Sniffling, blowing his nose, and taking deep breaths, the man poured out his story. His mother had been on life support, he said. She had been in a coma from a car accident for five months. He had the life support removed that morning. His little brother railed at him and called him a murderer. He knew it was just grief talking. Aiden had no coping skills. He didn’t visit their mom or help with her care or her house. He was too busy drinking and blaming everyone else for his misfortunes. It still hurt, he said. It always hurt. The man lost his dad, when he was only 17, to cancer. Since his mom’s accident, he’d lost his job and his girlfriend because of the grief that began long before the plug was pulled. He told Camilla his life’s story before he’d even told her his name.
“My name is Camilla,” she said.
“I’m Lance.”
“Lance, I’m so sorry you’re going through this painful time of life. May I ask who the flowers are for?”
“My dad.”
Camilla thought she must have misheard him.
“Mom used to give Dad a bouquet of roses on his birthday. She said men like flowers, too. They are just trained not to show it. She’s . . . she was very progressive.

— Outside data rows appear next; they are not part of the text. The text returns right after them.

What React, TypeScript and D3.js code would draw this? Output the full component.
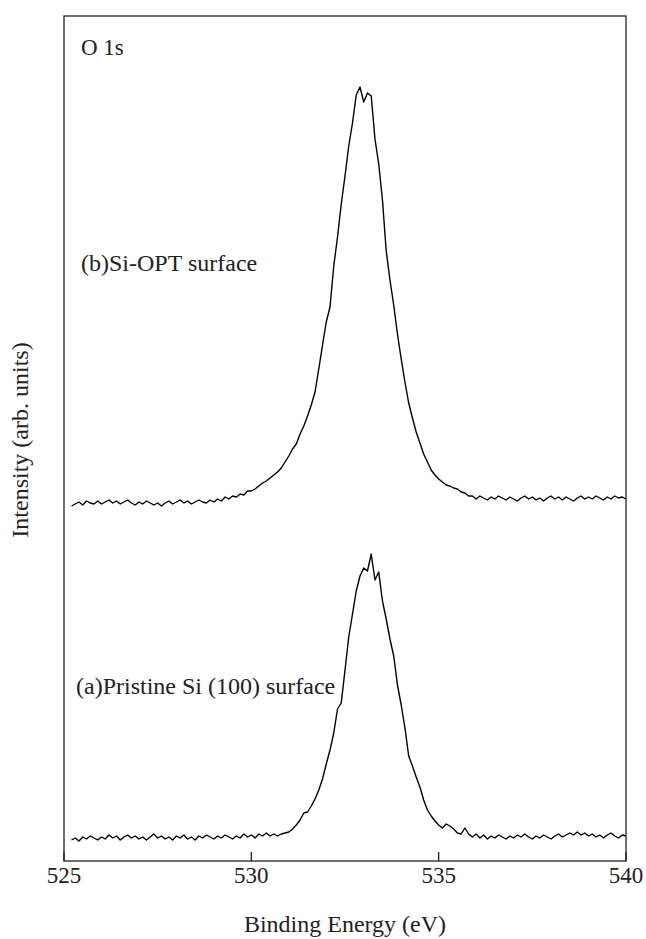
import React from "react";
import * as d3 from "d3";

// Sampling grid of the spectra (binding energy, eV)
const E_START = 525.2;
const E_STEP = 0.1;

// (b) Si-OPT surface, intensity (arb. units), 525.2 ... 540.0 eV
const siOptIntensity: number[] = [
  355, 357, 359, 356, 360, 358, 357, 360, 357, 359,
  361, 358, 360, 357, 359, 361, 358, 356, 359, 357,
  360, 358, 356, 358, 355, 358, 360, 357, 359, 361,
  358, 360, 357, 359, 361, 359, 358, 361, 359,
  362, 360, 364, 362, 365, 364, 367, 366, 370,
  370, 372, 375, 378, 380, 383, 386, 389, 393, 399,
  405, 412, 417, 427, 435, 445, 456, 469, 492, 516,
  539, 554, 595, 624, 657, 685, 715, 738, 766, 774,
  759, 768, 765, 722, 697, 661, 610, 581, 556, 527,
  502, 479, 458, 443, 429, 418, 407, 399, 391, 386,
  382, 379, 376, 375, 373, 372, 369, 368, 365,
  365, 362, 365, 363, 361, 364, 362, 365, 363, 361,
  364, 362, 360, 363, 365, 362, 364, 361, 363, 360,
  363, 365, 362, 364, 361, 364, 362, 360, 363, 365,
  362, 364, 362, 365, 363, 361, 364, 362, 365, 363,
  364, 362,
];

// (a) Pristine Si (100) surface, intensity (arb. units), 525.2 ... 540.0 eV
const pristineIntensity: number[] = [
  21, 23, 20, 24, 22, 25, 23, 21, 24, 22,
  26, 23, 25, 21, 24, 26, 23, 25, 22, 24,
  21, 24, 27, 23, 25, 22, 24, 21, 25, 23,
  26, 22, 24, 21, 25, 23, 26, 24, 22, 25,
  23, 26, 24, 22, 25, 23, 27, 24, 26, 23,
  27, 25, 28,
  25, 27, 25, 27, 28, 29, 32, 36, 41, 48,
  49, 55, 62, 71, 82, 97, 111, 128, 152, 158,
  191, 224, 247, 270, 285, 293, 290, 307, 281, 289,
  260, 242, 222, 205, 176, 156, 133, 105, 95, 84,
  74, 61, 51, 45, 40, 36, 33, 37, 35, 32,
  28, 27, 33, 27,
  24, 27, 23, 26, 22, 25, 23, 26, 24, 22,
  25, 23, 26, 24, 27, 24, 22, 25, 23, 26,
  24, 22, 25, 27, 24, 26, 28, 26, 29, 26,
  28, 25, 27, 24, 26, 23, 26, 28, 25, 23,
  26, 25,
];

const xTicks = [525, 530, 535, 540];

const labels = {
  panel: "O 1s",
  b: "(b)Si-OPT surface",
  a: "(a)Pristine Si (100) surface",
  x: "Binding Energy (eV)",
  y: "Intensity (arb. units)",
};

const W = 646;
const H = 939;
const FONT = "Liberation Serif";
const txt = { fontFamily: FONT, fill: "#222" } as React.CSSProperties;

export default function App() {
  const left = 64, right = 626, top = 16, bottom = 861;
  const x = d3.scaleLinear().domain([525, 540]).range([left, right]);
  const y = d3.scaleLinear().domain([0, 845]).range([bottom, top]);

  const toPts = (vals: number[]) =>
    vals.map((v, i) => [E_START + i * E_STEP, v] as [number, number]);

  const line = d3
    .line<[number, number]>()
    .x((d) => x(d[0]))
    .y((d) => y(d[1]));

  return (
    <svg
      width={W}
      height={H}
      style={{ position: "absolute", left: 0, top: 0, background: "#fff" }}
    >
      <rect x={0} y={0} width={W} height={H} fill="#fff" />
      <rect
        x={left}
        y={top}
        width={right - left}
        height={bottom - top}
        fill="none"
        stroke="#222"
        strokeWidth={1.3}
      />
      {xTicks.map((t) => (
        <g key={t}>
          <line
            x1={x(t)}
            x2={x(t)}
            y1={bottom}
            y2={bottom - 9}
            stroke="#222"
            strokeWidth={1.3}
          />
          <text
            x={x(t)}
            y={bottom + 22}
            textAnchor="middle"
            fontSize={23}
            style={txt}
          >
            {t}
          </text>
        </g>
      ))}
      <path
        d={line(toPts(siOptIntensity)) || ""}
        fill="none"
        stroke="#000"
        strokeWidth={1.4}
        strokeLinejoin="round"
      />
      <path
        d={line(toPts(pristineIntensity)) || ""}
        fill="none"
        stroke="#000"
        strokeWidth={1.4}
        strokeLinejoin="round"
      />
      <text x={81} y={55} fontSize={23} style={txt}>
        {labels.panel}
      </text>
      <text x={81} y={271} fontSize={24} style={txt}>
        {labels.b}
      </text>
      <text x={76} y={694} fontSize={24} style={txt}>
        {labels.a}
      </text>
      <text
        x={(left + right) / 2}
        y={932}
        textAnchor="middle"
        fontSize={24}
        style={txt}
      >
        {labels.x}
      </text>
      <text
        transform={`translate(28, 440) rotate(-90)`}
        textAnchor="middle"
        fontSize={24}
        style={txt}
      >
        {labels.y}
      </text>
    </svg>
  );
}
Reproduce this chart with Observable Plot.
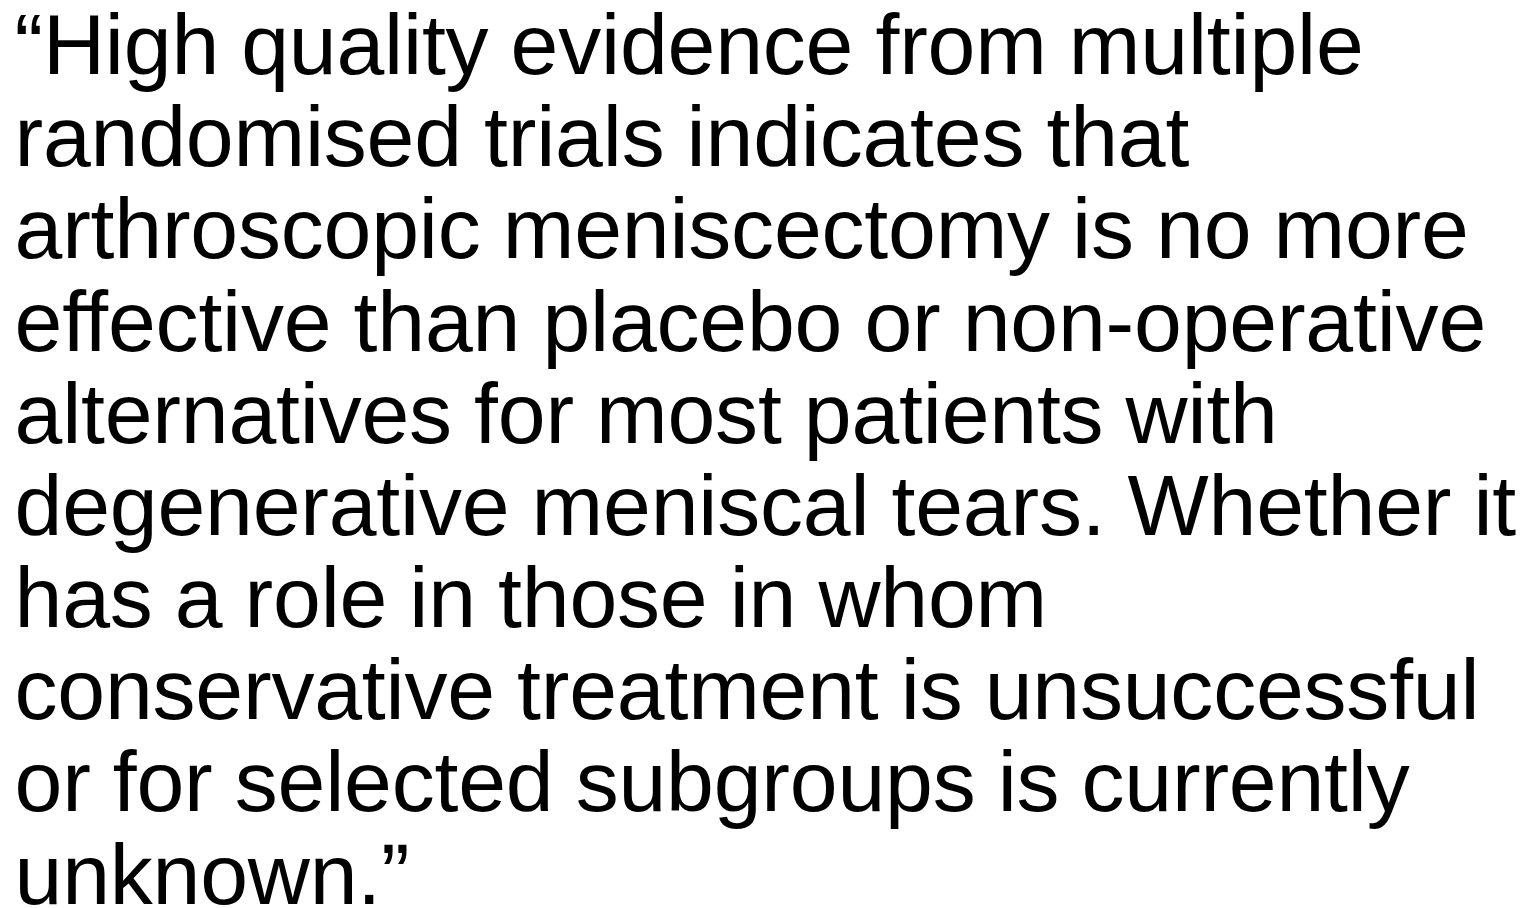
<!DOCTYPE html>
<html>
<head>
<meta charset="utf-8">
<script src="https://cdn.jsdelivr.net/npm/d3@7"></script>
<script src="https://cdn.jsdelivr.net/npm/@observablehq/plot@0.6"></script>
<style>
  html, body { margin: 0; padding: 0; background: #fff; }
  #chart { width: 1536px; height: 908px; overflow: hidden; }
  #chart svg text { letter-spacing: -0.2px; word-spacing: -1.5px; }
</style>
</head>
<body>
<div id="chart"></div>
<script>
const lines = [
  "\u201cHigh quality evidence from multiple",
  "randomised trials indicates that",
  "arthroscopic meniscectomy is no more",
  "effective than placebo or non-operative",
  "alternatives for most patients with",
  "degenerative meniscal tears. Whether it",
  "has a role in those in whom",
  "conservative treatment is unsuccessful",
  "or for selected subgroups is currently",
  "unknown.\u201d"
];
const lineIndex = lines.map((_, i) => i);
const data = lines.map((t, i) => ({ text: t, row: lineIndex[i] }));

const chart = Plot.plot({
  width: 1536,
  height: 908,
  margin: 0,
  style: { background: "#fff", overflow: "hidden" },
  x: { domain: [0, 1], range: [14, 1522], axis: null },
  y: { domain: [0, lines.length - 1], range: [73.5, 903], axis: null },
  marks: [
    Plot.text(data, {
      x: () => 0,
      y: "row",
      text: "text",
      textAnchor: "start",
      lineAnchor: "bottom",
      fontSize: 86,
      fontFamily: "Liberation Sans, Arial, sans-serif",
      fill: "#000"
    })
  ]
});
document.getElementById("chart").appendChild(chart);
</script>
</body>
</html>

“And today’s his birthday?” she asked.
Lance nodded.
“Lance, you came here for flowers, but I’m going to give you some advice. Every day, when you wake up, tell your mom you love her, tell yourself you love you, and tell yourself it’s okay to be happy today.”
He furrowed his brows and tilted his head. “Who are you?”
“I am a woman who has stood in your shoes. Who had no one to help me navigate my grief. I punished myself and blamed myself and lost everything. You don’t have to.” She stood up and brushed the dust from her backside and picked up the crate. “What plans do you have after you decorate your papa’s grave?”
“Nothing,” he said with such heartbreaking grief it was all Camilla could do not to embrace him and cry with him. “I have no plans.”
“Well, then. Help me pack up. We’re going to visit your papa, and then you will come home with me for a nice meal. You aren’t gluten intolerant, are you?”
They packed up and she followed him to the cemetery and waited in her beat up pickup truck as he spent time with his father. Then he followed her home. He parked behind her in the drive. She would park the truck around back later. The roses were beyond saving anyway.
Again, he didn’t get out of his car.
She had seen that expression many times. The one that seems to say, “How could an old lady selling flowers on the side of the rode live in such a mansion?” She smiled to herself, thinking, “Today is a good day.”